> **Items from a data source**
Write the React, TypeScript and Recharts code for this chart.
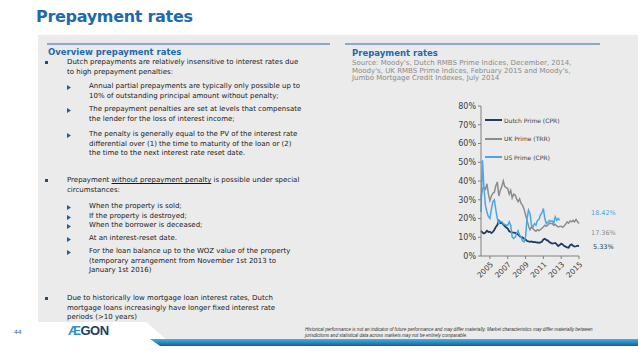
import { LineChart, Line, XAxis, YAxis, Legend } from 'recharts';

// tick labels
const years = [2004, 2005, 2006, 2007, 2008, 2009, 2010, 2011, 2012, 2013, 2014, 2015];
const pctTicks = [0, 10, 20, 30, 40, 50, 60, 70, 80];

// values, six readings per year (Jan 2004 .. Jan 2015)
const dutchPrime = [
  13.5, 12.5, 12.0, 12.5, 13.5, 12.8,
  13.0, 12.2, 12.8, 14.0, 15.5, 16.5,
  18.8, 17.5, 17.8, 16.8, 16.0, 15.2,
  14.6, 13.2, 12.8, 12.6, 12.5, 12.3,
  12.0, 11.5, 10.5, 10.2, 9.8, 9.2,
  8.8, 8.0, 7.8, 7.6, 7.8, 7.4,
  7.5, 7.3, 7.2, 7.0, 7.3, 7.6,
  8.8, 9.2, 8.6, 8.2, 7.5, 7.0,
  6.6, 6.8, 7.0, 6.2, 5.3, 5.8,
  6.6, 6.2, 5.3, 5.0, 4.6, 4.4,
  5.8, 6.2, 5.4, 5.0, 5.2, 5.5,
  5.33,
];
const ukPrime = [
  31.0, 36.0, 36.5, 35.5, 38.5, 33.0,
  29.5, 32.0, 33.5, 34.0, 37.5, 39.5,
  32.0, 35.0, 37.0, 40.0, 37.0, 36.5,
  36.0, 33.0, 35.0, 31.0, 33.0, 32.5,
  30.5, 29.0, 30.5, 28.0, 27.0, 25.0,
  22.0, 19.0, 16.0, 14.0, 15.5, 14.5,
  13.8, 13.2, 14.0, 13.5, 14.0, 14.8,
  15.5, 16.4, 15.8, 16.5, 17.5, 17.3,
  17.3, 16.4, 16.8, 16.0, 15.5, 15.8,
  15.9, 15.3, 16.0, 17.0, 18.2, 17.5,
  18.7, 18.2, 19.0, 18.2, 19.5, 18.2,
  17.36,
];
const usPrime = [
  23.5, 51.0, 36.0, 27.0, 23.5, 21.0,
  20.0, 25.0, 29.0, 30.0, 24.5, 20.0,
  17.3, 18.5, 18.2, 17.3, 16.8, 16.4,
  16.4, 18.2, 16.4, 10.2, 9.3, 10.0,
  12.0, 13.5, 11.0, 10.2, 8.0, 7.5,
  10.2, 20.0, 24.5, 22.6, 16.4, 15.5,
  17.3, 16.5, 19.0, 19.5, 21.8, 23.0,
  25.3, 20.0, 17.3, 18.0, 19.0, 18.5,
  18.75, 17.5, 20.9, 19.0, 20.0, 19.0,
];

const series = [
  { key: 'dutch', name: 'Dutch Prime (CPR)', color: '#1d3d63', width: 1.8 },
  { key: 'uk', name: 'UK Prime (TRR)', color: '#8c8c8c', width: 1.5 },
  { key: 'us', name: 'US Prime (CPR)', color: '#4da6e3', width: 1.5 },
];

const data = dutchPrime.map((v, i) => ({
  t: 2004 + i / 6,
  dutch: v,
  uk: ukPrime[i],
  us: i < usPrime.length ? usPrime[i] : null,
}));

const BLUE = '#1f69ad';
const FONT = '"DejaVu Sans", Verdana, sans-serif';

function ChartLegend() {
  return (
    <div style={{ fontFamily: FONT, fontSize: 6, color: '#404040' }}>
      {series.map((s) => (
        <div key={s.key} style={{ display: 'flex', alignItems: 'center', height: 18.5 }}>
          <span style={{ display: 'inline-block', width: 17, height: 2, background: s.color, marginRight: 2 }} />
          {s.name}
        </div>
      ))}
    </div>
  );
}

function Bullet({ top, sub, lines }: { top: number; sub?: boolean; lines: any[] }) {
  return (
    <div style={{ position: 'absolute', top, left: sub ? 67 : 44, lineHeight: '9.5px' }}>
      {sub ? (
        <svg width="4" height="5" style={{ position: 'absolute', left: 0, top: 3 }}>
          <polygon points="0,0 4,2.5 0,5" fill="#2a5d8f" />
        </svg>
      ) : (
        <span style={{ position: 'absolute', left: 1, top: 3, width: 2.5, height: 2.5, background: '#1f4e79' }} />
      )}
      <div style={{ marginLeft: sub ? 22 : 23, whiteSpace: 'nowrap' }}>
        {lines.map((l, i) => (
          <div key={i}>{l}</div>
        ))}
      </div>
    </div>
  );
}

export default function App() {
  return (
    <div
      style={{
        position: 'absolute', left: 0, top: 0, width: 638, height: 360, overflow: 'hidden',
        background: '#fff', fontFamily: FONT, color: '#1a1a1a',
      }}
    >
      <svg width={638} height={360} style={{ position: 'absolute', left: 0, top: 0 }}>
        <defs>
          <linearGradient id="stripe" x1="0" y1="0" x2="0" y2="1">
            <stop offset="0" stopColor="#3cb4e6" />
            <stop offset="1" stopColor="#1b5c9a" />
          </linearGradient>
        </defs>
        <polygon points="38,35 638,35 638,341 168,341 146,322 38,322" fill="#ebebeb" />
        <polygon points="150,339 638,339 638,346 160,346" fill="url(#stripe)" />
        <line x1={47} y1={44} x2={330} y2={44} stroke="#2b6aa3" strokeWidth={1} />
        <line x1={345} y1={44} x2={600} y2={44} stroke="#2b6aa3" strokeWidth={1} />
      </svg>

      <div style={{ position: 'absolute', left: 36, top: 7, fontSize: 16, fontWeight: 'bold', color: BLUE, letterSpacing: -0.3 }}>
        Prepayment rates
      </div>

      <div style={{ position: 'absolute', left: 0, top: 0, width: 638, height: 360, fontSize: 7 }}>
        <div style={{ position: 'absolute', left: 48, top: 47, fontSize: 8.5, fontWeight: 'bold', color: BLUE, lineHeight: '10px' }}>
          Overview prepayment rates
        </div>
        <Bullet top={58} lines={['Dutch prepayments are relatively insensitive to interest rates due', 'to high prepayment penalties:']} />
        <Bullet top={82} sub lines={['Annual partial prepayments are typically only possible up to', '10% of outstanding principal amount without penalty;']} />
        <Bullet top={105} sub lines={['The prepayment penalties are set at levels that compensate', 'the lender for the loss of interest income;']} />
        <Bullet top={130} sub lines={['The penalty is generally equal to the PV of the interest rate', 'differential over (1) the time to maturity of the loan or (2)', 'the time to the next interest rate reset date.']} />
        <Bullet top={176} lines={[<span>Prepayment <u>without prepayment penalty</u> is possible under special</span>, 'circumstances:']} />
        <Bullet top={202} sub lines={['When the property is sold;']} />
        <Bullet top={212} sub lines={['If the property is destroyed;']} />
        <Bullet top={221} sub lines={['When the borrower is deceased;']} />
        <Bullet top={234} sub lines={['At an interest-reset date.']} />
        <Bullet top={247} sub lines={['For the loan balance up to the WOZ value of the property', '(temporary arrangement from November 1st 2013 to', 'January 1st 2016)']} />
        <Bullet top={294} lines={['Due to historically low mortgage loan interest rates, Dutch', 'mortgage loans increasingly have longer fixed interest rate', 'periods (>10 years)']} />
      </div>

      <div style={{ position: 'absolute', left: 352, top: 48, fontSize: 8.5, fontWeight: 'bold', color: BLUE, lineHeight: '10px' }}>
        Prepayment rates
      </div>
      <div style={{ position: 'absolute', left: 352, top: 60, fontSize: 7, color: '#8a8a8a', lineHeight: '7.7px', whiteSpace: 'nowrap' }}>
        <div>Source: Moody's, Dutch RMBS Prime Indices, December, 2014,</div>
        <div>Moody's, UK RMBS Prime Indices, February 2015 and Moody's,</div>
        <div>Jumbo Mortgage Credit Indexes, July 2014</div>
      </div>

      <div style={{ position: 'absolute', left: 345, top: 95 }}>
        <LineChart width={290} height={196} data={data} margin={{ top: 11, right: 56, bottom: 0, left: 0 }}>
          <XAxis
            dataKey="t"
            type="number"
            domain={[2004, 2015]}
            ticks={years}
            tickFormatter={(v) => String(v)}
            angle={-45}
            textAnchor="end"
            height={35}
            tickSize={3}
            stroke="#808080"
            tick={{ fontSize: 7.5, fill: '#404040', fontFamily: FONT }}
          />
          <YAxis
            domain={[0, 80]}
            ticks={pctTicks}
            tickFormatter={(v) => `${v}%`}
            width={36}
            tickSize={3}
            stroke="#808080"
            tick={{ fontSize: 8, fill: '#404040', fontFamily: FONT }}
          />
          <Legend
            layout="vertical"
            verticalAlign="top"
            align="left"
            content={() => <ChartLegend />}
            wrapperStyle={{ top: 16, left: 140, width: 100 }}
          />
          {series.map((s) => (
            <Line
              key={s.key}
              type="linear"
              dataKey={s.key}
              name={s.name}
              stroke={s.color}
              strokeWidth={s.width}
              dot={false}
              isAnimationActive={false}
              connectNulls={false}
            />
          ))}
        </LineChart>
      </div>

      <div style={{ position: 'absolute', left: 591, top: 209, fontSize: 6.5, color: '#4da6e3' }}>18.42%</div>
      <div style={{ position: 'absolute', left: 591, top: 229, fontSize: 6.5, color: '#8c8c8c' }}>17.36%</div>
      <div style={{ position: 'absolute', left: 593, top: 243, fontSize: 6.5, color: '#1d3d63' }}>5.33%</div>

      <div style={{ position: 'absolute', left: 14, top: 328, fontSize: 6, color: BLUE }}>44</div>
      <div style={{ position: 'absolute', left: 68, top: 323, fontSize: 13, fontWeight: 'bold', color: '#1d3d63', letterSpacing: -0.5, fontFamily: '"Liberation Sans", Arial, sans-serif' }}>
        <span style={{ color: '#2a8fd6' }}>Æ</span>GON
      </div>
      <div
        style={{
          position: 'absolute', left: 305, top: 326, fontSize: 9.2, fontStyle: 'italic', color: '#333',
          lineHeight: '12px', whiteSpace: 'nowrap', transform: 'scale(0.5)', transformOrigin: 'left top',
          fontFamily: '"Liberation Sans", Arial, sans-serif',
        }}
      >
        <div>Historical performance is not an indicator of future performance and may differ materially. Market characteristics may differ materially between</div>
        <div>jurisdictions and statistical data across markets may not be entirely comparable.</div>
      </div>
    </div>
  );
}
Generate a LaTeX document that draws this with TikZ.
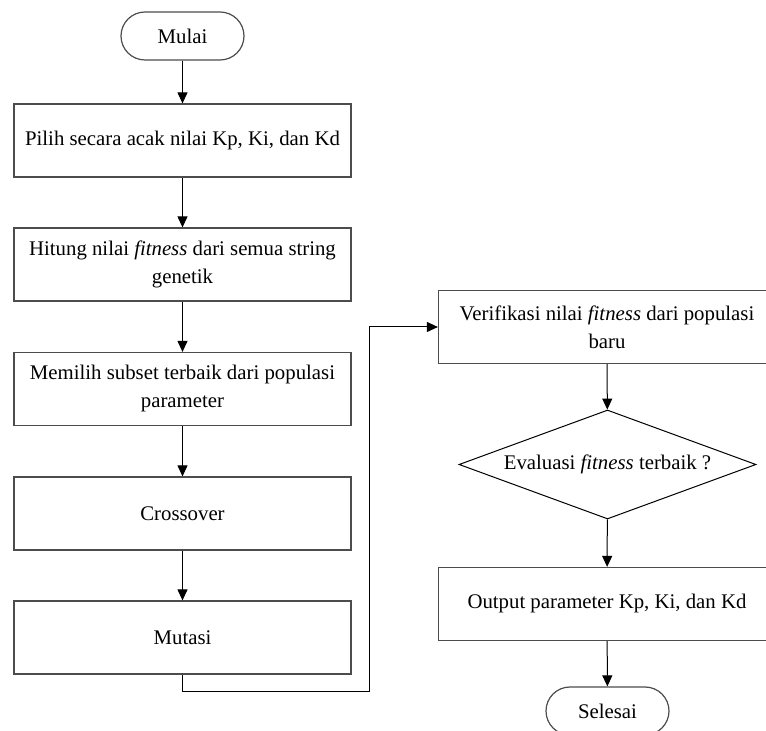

> **TASK INSTRUCTIONS**
Copy only the part of the records that runs from the first line to the line with "60, 70, 80];", ends included, leaving pictures out.

> **TASK OUTPUT**
Write the React, TypeScript and Recharts code for this chart.
import { LineChart, Line, XAxis, YAxis, Legend } from 'recharts';

// tick labels
const years = [2004, 2005, 2006, 2007, 2008, 2009, 2010, 2011, 2012, 2013, 2014, 2015];
const pctTicks = [0, 10, 20, 30, 40, 50, 60, 70, 80];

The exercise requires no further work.